Open Access
Wang, Tao
Graduate Program:
Materials Science and Engineering
Doctor of Philosophy
Document Type:
Date of Defense:
March 03, 2006
Committee Members:
  • Zi Kui Liu, Committee Chair
  • Long Qing Chen, Committee Chair
  • Padma Raghavan, Committee Member
  • Jorge Osvaldo Sofo, Committee Member
  • Microstructure evolution
  • Ni-base superalloy
  • First-principle
  • Phase-field
The properties and performance of a material are strongly dependent on its microstructure. For example, the gamma' precipitate coherently embedded in the gamma matrix is the primary strengthening phase in Ni-base superalloys, and its volume fraction, morphology and size distribution largely determine the strength, fatigue and creep properties of an alloy. In the present study, a multiscale computational approach was proposed to predict the microstructure evolution in Ni-base superalloys.
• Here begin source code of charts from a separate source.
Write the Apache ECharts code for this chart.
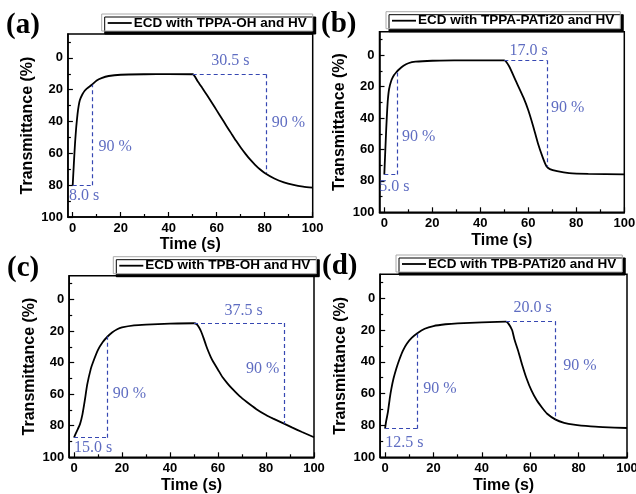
<!DOCTYPE html>
<html><head><meta charset="utf-8">
<script src="https://cdn.jsdelivr.net/npm/echarts@6/dist/echarts.min.js"></script>
<style>html,body{margin:0;padding:0;background:#fff}#c{width:636px;height:494px}</style>
</head><body><div id="c"></div>
<script>
// ---- data (read from the reference) ----
const timeA  = [0,0.5,1,1.5,2,2.5,3,4,5,6,8,10,12,15,20,30,40,50,52,54,56,58,60,62,64,66,68,70,72,74,76,78,80,84,88,92,96,100];
const transA = [80,66,53,43,35.5,30,26.5,23,20.7,19.2,16.9,14.2,12.7,11.4,10.6,10.3,10.2,10.3,14.5,19,23.5,28.2,33,37.8,42.6,47.3,52,56.3,60.3,64,67.2,70,72.3,75.8,78.2,79.8,80.9,81.6];

const timeB  = [0,0.3,0.8,1.2,1.5,2,3,4,5,6,8,10,13,20,30,40,50,52,55,58,60,62,64,66,67.5,69,72,77,85,100];
const transB = [76,65,47,35,28,21.5,15.8,12.7,10.8,9.2,6.7,5.1,4.1,3.5,3.3,3.2,3.2,7,17,27,35,45,56,65,70.5,72.5,73.8,75,75.5,75.8];

const timeC  = [0,1,2.5,3.5,4.5,5.5,7,8,10,12,14,16,18,20,25,30,40,50,51,52,53,54,55,56,57,58,60,62,64,66,69,72,76,80,83,87.5,91,95,100];
const transC = [87.5,84,79,73,64,54,44,39.5,32,27,23.5,20.8,18.9,17.8,16.5,16,15.4,15.1,15.6,17.5,20.5,24.5,29,33,36.5,39.5,44.5,49.5,53.3,56.7,61.3,65,69.5,73.2,75.5,78.7,81.2,84,87.3];

const timeD  = [0,0.5,1.2,2,2.6,3.5,4.7,6,7.4,9,11,13.2,16.4,20,25,30,40,50,51,52.5,53.5,55,56.5,58.5,60.5,62.7,65,67,70.5,74,78,85,90,100];
const transD = [82,77,71.5,62.5,57,50.5,44,38.2,32.9,28.6,25,22.2,19.2,17.5,16.4,15.8,15.2,14.8,16,20,26,33,41,50.5,58,64.2,69,72.6,76.3,78.3,79.5,80.6,81,81.6];

const seriesNames = ['ECD with TPPA-OH and HV','ECD with TPPA-PATi20 and HV','ECD with TPB-OH and HV','ECD with TPB-PATi20 and HV'];
const panelLabels = ['(a)','(b)','(c)','(d)'];

const xMajorTicks = [0,20,40,60,80,100];
const xMinorTicks = [10,30,50,70,90];
const yMajorTicks = [0,20,40,60,80,100];
const yMinorTicks = [-10,10,30,50,70,90];

// response-time annotation values
const riseEnd     = [8.3, 5.3, 14.0, 13.2];
const riseLow     = [80, 76, 87.6, 82];
const riseHigh    = [16.9, 11, 23.5, 22.2];
const bleachStart = [50, 50, 50, 50];
const bleachEnd   = [80.5, 67.7, 87.5, 70.5];
const bleachTop   = [10.3, 3.2, 15, 14.5];
const bleachLow   = [72.3, 70.9, 78.7, 76.3];
const riseText    = ['8.0 s','5.0 s','15.0 s','12.5 s'];
const bleachText  = ['30.5 s','17.0 s','37.5 s','20.0 s'];
const percentText = '90 %';

const times = [timeA,timeB,timeC,timeD];
const trans = [transA,transB,transC,transD];

// ---- layout ----
const grids = [
  {left:67.9, top:34,    width:244.8, height:183},
  {left:379.5,top:31.7,  width:244.8, height:180.6},
  {left:69.2, top:275.7, width:244.8, height:181.6},
  {left:380.2,top:274.3, width:246.8, height:183}
];
const legendPos = [{left:101.7,top:14},{left:386,top:11.7},{left:113.3,top:256.7},{left:396,top:255}];
const titlePos = [{left:6,top:11},{left:321,top:10},{left:7,top:254},{left:322,top:252.5}];
// annotation text anchors [x, y, align]
const annoPos = [
  [[-1.5,86.5,'left'],[10.7,55.8,'left'],[65.7,2.1,'center'],[82.9,40.7,'left']],
  [[-2.1,83.6,'left'],[7.4,51.7,'left'],[60.1,-2.6,'center'],[69.5,33.6,'left']],
  [[0,93.9,'left'],[16.1,59.9,'left'],[70.7,7.2,'center'],[85.6,43.7,'right']],
  [[0.1,91.2,'left'],[15.8,57,'left'],[61,5.9,'center'],[73.7,42.6,'left']]
];

const SANS = 'Liberation Sans';
const SERIF = 'Liberation Serif';
const BLUE = '#3647b2';

const option = {
  animation:false,
  backgroundColor:'#fff',
  title: panelLabels.map((t,i)=>({text:t, left:titlePos[i].left, top:titlePos[i].top, padding:0,
    textStyle:{fontFamily:SERIF,fontWeight:'bold',fontSize:29,color:'#000'}})),
  grid: grids.map(g=>Object.assign({show:true,borderColor:'#000',borderWidth:1.5,backgroundColor:'transparent',outerBoundsMode:'none'},g)),
  legend: seriesNames.map((n,i)=>({data:[n], left:legendPos[i].left, top:legendPos[i].top,
    orient:'horizontal', icon:'rect', itemWidth:24, itemHeight:1.8, itemGap:0, padding:[2,6,1,6],
    itemStyle:{color:'#000',borderWidth:0},
    backgroundColor:'#fff', borderColor:'#aaa', borderWidth:1,
    shadowColor:'#000', shadowBlur:0.5, shadowOffsetX:3, shadowOffsetY:3,
    textStyle:{fontFamily:SANS,fontWeight:'bold',fontSize:13.5,color:'#000',padding:[0,0,0,-3]}})),
  xAxis: [], yAxis: [], series: []
};

for (let i=0;i<4;i++){
  option.xAxis.push({type:'value', gridIndex:i, min:-2, max:100, position:'bottom',
    name:'Time (s)', nameLocation:'middle', nameGap:20,
    nameTextStyle:{fontFamily:SANS,fontWeight:'bold',fontSize:16,color:'#000'},
    axisLine:{show:true,onZero:false,lineStyle:{color:'#000',width:1.5}},
    axisTick:{show:true,inside:true,length:5,customValues:xMajorTicks,lineStyle:{color:'#000',width:1.2}},
    axisLabel:{customValues:xMajorTicks,margin:5,fontFamily:SANS,fontWeight:'bold',fontSize:13,color:'#000'},
    splitLine:{show:false}});
  option.yAxis.push({type:'value', gridIndex:i, min:-15, max:100, inverse:true, position:'left',
    name:'Transmittance (%)', nameLocation:'middle', nameGap:32,
    nameTextStyle:{fontFamily:SANS,fontWeight:'bold',fontSize:16,color:'#000'},
    axisLine:{show:true,onZero:false,lineStyle:{color:'#000',width:1.5}},
    axisTick:{show:true,inside:true,length:5,customValues:yMajorTicks,lineStyle:{color:'#000',width:1.2}},
    axisLabel:{customValues:yMajorTicks,margin:5,fontFamily:SANS,fontWeight:'bold',fontSize:13,color:'#000'},
    splitLine:{show:false}});
}
// minor tick axes
for (let i=0;i<4;i++){
  option.xAxis.push({type:'value', gridIndex:i, min:-2, max:100, position:'bottom',
    axisLine:{show:false,onZero:false}, axisLabel:{show:false}, splitLine:{show:false},
    axisTick:{show:true,inside:true,length:3,customValues:xMinorTicks,lineStyle:{color:'#000',width:1.2}}});
  option.yAxis.push({type:'value', gridIndex:i, min:-15, max:100, inverse:true, position:'left',
    axisLine:{show:false,onZero:false}, axisLabel:{show:false}, splitLine:{show:false},
    axisTick:{show:true,inside:true,length:3,customValues:yMinorTicks,lineStyle:{color:'#000',width:1.2}}});
}

for (let i=0;i<4;i++){
  const d = times[i].map((t,k)=>[t, trans[i][k]]);
  option.series.push({type:'line', name:seriesNames[i], xAxisIndex:i, yAxisIndex:i,
    data:d, symbol:'none', smooth:0.2,
    lineStyle:{color:'#000',width:1.8}, itemStyle:{color:'#000'}, z:3,
    markLine:{silent:true, symbol:'none', label:{show:false},
      lineStyle:{color:BLUE,type:[4,3],width:1.2},
      data:[
        [{coord:[0,riseLow[i]]},{coord:[riseEnd[i],riseLow[i]]}],
        [{coord:[riseEnd[i],riseLow[i]]},{coord:[riseEnd[i],riseHigh[i]]}],
        [{coord:[bleachStart[i],bleachTop[i]]},{coord:[bleachEnd[i],bleachTop[i]]}],
        [{coord:[bleachEnd[i],bleachTop[i]]},{coord:[bleachEnd[i],bleachLow[i]]}]
      ]}});
  const texts = [riseText[i], percentText, bleachText[i], percentText];
  option.series.push({type:'scatter', name:'anno'+i, xAxisIndex:i, yAxisIndex:i,
    symbolSize:0, silent:true, clip:false, z:4,
    data: annoPos[i].map((p,k)=>({value:[p[0],p[1]], name:texts[k],
      label:{show:true, position:[0,0], align:p[2], verticalAlign:'middle', formatter:texts[k],
        fontFamily:SERIF, fontSize:16, color:BLUE}}))});
}

const chart = echarts.init(document.getElementById('c'), null, {renderer:'canvas'});
chart.setOption(option);
</script></body></html>
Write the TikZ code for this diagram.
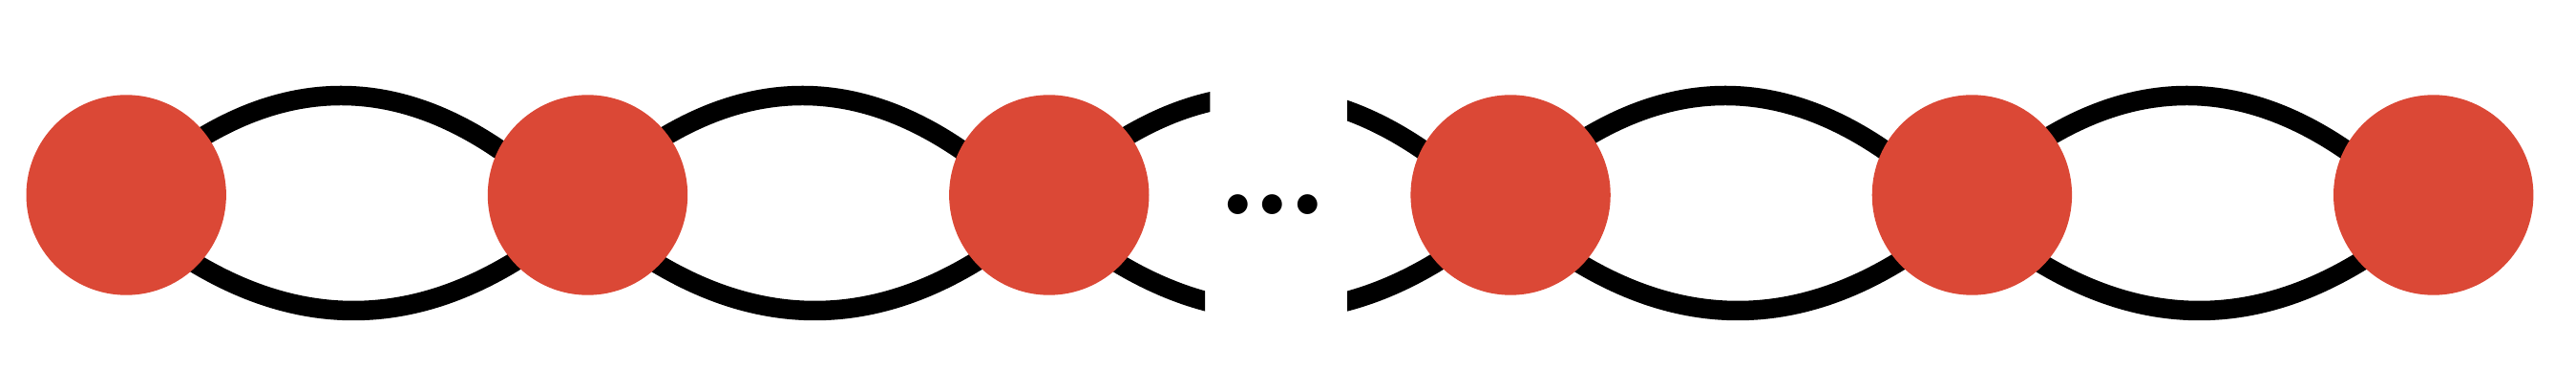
\documentclass[tikz,border=0pt]{standalone}
\usetikzlibrary{backgrounds}
\definecolor{ballred}{RGB}{219,72,54}
\tikzset{
  ball/.style={circle, fill=ballred, draw=none, inner sep=0pt, minimum size=20.94pt},
  strand/.style={draw=black, line width=2.05pt},
  ellip/.style={inner sep=0pt, anchor=base, scale=1.336, font=\bfseries},
}
\begin{document}
\begin{tikzpicture}[x=0.1pt,y=0.1pt]
\useasboundingbox (0,0) rectangle (2698,408);
% balls
\node[ball] (c1) at (132.2,204) {};
\node[ball] (c2) at (615.5,204) {};
\node[ball] (c3) at (1098.8,204) {};
\node[ball] (c4) at (1582.1,204) {};
\node[ball] (c5) at (2065.4,204) {};
\node[ball] (c6) at (2548.7,204) {};
% ellipsis
\node[ellip] (dots) at (1333,183.6) {.\kern-0.48pt.\kern-0.48pt.};
% strands
\begin{scope}[on background layer]
\foreach \a/\b in {1/2,2/3,4/5,5/6}{
  \draw[strand] (c\a.center)
    .. controls ([shift={(150,138.67)}]c\a.center) and ([shift={(300,138.67)}]c\a.center)
    .. ([shift={(-33.3,0)}]c\b.center);
  \draw[strand] ([shift={(0,-19)}]c\a.center)
    .. controls ([shift={(158.67,-155)}]c\a.center) and ([shift={(317.33,-155)}]c\a.center)
    .. ([shift={(-7.3,-19)}]c\b.center);
}
\begin{scope}
  \clip (1000,204) rectangle (1267.3,408) (1000,0) rectangle (1262,204)
        (1411,0) rectangle (1700,408);
  \draw[strand] (c3.center)
    .. controls ([shift={(150,138.67)}]c3.center) and ([shift={(300,138.67)}]c3.center)
    .. ([shift={(-33.3,0)}]c4.center);
  \draw[strand] ([shift={(0,-19)}]c3.center)
    .. controls ([shift={(158.67,-155)}]c3.center) and ([shift={(317.33,-155)}]c3.center)
    .. ([shift={(-7.3,-19)}]c4.center);
\end{scope}
\end{scope}
\end{tikzpicture}
\end{document}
It integrated a quantitative phase-field model with first-principles calculations as well as the CALPHAD (CALculation of PHAse Diagram) technique. Fundamental materials property databases such as lattice parameters and atomic mobility were developed. A phenomenological model was developed to describe the lattice parameter in solid states as a function of temperature and composition, and successfully applied to Ni-Al binary system by evaluating the model parameters using experimental data. An integrated computational approach was also proposed for evaluating the lattice misfit between the matrix and precipitates by combining first-principles calculations, existing experimental data and phenomenological modeling when the experimental data is limited. The lattice parameters and the local lattice distortions around solute atoms in gamma-Ni solutions were studied using first-principles calculations. The solute atoms considered include Al, Co, Cr, Hf, Mo, Nb, Re, Ru, Ta, Ti and W. The effects of the atomic size and the electronic and magnetic interactions on lattice distortion have been discussed. Atomic mobility in disordered gamma and ordered gamma' phases was modeled for the Ni-Al-Mo ternary system, and a kinetic database was developed. The diffusion of Al in gamma' was simulated, and the formation energies of vacancy in different sublattices were calculated by first-principles approach, both of which indicate the anti-site diffusion mechanism being dominant for diffusion of Al. The phase-field model for binary Ni-base superalloys was extended to ternary systems and integrated with the corresponding thermodynamic, kinetic and lattice parameter databases. The microstructure evolutions and coarsening kinetics of gamma' precipitates in Ni-Al-Mo alloys were studied by two-dimensional phase-field simulations. The effects of volume fraction of precipitates and Mo concentration have been analyzed.